- _Source material_:
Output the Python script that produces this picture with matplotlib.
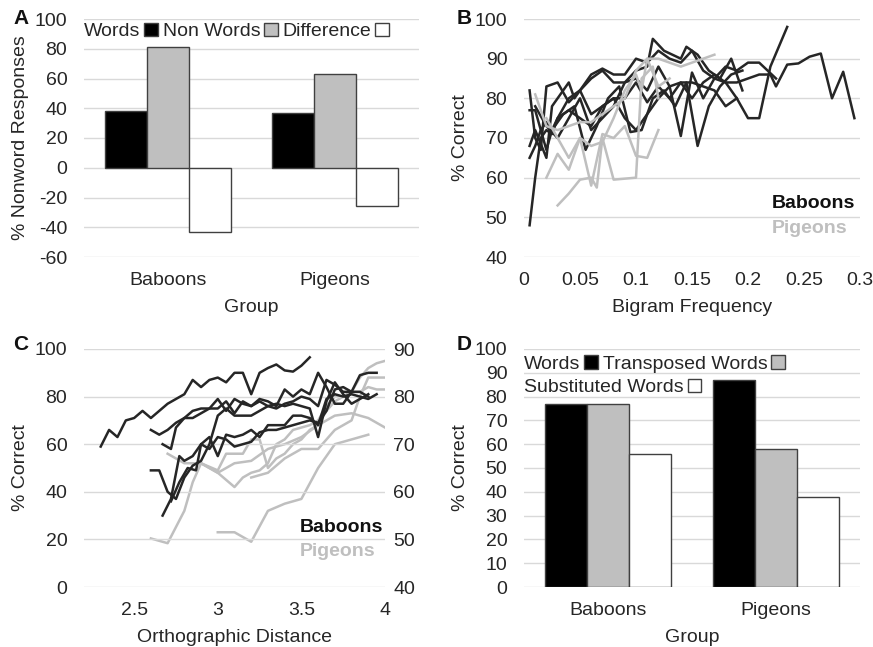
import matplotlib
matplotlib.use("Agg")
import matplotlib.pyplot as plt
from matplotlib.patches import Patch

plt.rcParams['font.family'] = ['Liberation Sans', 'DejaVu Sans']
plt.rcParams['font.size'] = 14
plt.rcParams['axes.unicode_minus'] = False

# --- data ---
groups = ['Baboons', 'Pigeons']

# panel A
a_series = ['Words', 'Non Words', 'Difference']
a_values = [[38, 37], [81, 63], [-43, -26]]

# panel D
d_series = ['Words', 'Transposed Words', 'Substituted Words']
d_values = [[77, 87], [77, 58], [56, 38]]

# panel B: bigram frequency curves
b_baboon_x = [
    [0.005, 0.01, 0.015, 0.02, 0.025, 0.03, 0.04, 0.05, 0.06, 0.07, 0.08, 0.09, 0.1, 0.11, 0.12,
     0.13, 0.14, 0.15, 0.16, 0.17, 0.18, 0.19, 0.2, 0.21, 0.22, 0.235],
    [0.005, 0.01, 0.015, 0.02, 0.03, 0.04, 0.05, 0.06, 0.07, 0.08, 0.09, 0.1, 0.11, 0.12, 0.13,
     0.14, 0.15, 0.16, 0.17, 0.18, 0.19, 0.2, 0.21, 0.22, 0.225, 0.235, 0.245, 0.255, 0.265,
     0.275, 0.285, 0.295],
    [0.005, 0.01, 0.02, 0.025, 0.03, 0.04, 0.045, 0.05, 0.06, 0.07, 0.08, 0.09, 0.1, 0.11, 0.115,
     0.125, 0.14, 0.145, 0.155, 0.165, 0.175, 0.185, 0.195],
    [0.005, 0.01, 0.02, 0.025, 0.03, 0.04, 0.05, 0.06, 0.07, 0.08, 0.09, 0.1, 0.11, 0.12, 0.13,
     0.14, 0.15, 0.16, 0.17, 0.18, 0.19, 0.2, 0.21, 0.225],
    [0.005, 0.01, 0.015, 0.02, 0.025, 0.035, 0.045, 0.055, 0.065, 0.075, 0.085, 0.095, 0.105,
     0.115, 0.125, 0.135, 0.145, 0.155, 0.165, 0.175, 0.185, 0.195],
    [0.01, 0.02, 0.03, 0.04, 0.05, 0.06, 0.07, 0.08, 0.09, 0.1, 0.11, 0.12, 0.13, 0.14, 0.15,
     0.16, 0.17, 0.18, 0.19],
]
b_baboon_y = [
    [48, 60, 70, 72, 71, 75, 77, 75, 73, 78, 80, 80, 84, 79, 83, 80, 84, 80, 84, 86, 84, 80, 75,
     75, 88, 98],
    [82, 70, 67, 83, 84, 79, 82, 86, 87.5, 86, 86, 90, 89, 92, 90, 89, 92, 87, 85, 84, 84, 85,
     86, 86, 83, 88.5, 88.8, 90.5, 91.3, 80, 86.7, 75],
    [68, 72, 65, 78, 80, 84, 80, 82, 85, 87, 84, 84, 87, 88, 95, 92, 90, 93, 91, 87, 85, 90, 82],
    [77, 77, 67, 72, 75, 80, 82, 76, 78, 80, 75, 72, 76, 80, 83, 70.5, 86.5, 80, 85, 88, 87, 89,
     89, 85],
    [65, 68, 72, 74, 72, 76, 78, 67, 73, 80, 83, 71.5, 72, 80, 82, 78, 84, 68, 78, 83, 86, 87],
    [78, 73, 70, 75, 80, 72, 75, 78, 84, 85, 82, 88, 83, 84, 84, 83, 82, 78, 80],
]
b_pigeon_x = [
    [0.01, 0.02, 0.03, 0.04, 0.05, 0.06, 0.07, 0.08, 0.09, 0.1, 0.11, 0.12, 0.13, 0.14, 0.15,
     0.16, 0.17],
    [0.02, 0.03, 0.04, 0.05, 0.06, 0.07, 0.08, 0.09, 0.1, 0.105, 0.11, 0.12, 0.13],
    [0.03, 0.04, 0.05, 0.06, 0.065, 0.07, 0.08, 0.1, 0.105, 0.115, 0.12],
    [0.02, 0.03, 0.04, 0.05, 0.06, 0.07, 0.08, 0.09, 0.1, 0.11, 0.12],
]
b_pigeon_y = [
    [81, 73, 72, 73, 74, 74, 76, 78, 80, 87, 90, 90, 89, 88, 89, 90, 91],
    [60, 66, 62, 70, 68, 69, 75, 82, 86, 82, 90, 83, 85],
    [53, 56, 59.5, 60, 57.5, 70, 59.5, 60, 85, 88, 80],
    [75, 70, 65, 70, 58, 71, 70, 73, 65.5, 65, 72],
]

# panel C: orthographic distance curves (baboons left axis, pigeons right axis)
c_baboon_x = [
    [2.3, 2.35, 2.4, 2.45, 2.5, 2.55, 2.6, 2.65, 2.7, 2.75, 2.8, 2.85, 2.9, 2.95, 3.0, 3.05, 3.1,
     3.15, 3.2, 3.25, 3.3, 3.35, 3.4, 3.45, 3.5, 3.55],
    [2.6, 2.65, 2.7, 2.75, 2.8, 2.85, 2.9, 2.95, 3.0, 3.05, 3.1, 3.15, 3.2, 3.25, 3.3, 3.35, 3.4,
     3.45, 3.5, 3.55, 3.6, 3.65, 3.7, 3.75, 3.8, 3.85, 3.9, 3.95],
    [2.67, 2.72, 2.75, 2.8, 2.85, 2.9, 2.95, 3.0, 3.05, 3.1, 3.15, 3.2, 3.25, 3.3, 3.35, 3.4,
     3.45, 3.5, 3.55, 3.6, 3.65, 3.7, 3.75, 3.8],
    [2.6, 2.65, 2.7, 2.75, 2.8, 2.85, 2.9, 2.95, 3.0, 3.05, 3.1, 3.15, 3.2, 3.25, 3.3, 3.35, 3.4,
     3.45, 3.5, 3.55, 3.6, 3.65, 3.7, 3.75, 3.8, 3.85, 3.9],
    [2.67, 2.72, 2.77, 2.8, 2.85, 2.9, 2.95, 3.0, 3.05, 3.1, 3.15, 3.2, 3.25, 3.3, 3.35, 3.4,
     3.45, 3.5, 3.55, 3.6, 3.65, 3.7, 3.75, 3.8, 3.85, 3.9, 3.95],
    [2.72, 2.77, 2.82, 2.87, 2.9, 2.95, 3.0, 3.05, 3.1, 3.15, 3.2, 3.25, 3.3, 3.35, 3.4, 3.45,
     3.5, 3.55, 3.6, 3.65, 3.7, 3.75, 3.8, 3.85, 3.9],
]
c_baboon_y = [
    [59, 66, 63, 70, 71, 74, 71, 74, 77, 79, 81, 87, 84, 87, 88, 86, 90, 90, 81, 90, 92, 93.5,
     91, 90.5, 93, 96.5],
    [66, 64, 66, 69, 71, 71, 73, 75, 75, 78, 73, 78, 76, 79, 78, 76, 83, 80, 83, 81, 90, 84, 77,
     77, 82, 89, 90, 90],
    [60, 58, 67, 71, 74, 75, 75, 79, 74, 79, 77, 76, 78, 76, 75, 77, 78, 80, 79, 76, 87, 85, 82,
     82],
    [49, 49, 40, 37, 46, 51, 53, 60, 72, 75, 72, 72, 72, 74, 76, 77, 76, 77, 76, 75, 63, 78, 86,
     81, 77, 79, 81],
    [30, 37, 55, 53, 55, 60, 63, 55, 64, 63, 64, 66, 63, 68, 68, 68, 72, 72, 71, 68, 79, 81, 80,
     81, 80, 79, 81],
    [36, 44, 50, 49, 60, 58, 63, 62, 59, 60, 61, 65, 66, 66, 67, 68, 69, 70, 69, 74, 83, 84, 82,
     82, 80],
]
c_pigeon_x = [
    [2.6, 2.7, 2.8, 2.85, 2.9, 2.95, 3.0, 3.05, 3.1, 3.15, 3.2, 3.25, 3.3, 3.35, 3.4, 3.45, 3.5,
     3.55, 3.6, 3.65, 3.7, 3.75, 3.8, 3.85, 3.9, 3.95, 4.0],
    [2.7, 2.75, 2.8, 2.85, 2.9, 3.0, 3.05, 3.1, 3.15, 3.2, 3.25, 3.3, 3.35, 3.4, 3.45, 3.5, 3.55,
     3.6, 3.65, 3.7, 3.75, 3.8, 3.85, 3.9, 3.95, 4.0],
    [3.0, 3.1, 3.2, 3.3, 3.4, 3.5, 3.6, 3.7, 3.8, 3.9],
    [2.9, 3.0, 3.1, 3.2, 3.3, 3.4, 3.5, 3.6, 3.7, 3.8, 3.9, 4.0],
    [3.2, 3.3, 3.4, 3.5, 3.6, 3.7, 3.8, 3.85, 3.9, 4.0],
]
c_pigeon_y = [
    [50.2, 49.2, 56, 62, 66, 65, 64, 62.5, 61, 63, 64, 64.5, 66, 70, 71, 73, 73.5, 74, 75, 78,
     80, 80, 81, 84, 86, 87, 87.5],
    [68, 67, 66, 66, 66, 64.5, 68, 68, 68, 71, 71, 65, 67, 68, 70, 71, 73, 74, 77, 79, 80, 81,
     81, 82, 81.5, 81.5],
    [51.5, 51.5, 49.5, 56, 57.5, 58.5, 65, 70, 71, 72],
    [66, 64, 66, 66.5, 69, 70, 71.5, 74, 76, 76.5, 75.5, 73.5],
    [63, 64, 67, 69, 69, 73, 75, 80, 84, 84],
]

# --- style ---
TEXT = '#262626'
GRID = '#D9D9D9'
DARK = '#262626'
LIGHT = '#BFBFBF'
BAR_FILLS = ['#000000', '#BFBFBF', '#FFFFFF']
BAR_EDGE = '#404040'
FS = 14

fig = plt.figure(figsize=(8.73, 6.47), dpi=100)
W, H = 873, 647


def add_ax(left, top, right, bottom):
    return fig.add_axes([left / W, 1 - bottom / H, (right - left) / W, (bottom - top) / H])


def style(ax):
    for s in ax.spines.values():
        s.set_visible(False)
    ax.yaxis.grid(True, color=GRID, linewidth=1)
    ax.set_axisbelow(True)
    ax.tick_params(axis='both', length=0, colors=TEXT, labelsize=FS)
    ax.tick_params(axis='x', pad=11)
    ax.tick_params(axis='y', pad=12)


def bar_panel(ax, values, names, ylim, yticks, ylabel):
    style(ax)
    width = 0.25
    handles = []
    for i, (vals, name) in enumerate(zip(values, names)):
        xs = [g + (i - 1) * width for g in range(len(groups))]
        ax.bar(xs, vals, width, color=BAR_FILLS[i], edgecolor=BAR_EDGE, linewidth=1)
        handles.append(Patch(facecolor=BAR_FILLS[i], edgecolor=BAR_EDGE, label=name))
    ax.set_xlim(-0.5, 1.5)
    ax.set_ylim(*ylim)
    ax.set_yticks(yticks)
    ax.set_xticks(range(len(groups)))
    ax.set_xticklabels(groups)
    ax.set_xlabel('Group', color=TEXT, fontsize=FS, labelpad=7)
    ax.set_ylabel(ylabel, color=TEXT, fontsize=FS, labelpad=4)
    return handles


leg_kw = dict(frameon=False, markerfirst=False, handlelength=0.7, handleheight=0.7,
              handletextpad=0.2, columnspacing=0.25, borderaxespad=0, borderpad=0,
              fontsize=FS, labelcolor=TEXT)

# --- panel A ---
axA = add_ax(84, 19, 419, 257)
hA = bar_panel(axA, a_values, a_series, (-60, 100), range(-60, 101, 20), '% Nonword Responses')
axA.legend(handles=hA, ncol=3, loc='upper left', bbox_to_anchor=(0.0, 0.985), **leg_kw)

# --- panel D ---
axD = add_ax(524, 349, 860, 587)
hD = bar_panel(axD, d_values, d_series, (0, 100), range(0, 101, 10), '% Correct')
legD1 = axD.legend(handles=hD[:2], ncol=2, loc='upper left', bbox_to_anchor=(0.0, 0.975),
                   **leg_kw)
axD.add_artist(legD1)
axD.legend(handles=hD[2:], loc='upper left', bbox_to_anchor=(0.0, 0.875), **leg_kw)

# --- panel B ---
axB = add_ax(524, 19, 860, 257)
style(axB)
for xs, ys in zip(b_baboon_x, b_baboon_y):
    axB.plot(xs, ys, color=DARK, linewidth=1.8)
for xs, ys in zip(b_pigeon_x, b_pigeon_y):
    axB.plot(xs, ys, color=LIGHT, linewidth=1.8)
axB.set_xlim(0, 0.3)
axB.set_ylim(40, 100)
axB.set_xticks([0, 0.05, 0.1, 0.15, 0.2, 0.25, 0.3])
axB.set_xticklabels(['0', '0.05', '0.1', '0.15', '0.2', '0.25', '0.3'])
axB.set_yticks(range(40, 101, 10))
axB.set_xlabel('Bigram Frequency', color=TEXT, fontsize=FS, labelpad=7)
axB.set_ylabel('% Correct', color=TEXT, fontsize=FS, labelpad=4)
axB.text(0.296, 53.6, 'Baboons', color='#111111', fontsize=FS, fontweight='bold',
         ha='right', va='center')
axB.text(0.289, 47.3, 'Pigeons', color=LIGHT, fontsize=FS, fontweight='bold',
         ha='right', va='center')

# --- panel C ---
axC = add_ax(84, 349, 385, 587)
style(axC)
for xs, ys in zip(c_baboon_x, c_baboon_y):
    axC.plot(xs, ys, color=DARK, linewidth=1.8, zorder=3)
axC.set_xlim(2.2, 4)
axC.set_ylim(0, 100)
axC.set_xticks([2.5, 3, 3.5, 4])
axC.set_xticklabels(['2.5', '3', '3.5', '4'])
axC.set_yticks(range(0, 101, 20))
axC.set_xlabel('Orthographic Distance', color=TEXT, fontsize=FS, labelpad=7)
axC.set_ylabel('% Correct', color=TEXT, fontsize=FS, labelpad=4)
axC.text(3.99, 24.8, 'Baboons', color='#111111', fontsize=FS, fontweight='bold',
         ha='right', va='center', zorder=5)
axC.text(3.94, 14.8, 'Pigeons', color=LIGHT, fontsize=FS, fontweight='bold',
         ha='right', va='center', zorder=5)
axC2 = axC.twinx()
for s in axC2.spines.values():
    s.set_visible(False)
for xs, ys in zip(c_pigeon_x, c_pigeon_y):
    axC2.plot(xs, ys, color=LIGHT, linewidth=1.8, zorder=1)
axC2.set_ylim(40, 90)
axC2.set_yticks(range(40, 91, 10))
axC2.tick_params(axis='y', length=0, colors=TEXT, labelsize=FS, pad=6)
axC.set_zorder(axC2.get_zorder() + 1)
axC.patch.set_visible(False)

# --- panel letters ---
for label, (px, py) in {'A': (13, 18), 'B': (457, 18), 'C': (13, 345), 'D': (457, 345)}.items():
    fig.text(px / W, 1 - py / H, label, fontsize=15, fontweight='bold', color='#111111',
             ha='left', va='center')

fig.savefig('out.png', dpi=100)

- _Given problem_: Please restate the material above line by line, exactly, beginning at its first line and ending with the line that contains "groups = ['Baboons', 'Pigeons']", without any pictures.

- _Problem solution_:
Output the Python script that produces this picture with matplotlib.
import matplotlib
matplotlib.use("Agg")
import matplotlib.pyplot as plt
from matplotlib.patches import Patch

plt.rcParams['font.family'] = ['Liberation Sans', 'DejaVu Sans']
plt.rcParams['font.size'] = 14
plt.rcParams['axes.unicode_minus'] = False

# --- data ---
groups = ['Baboons', 'Pigeons']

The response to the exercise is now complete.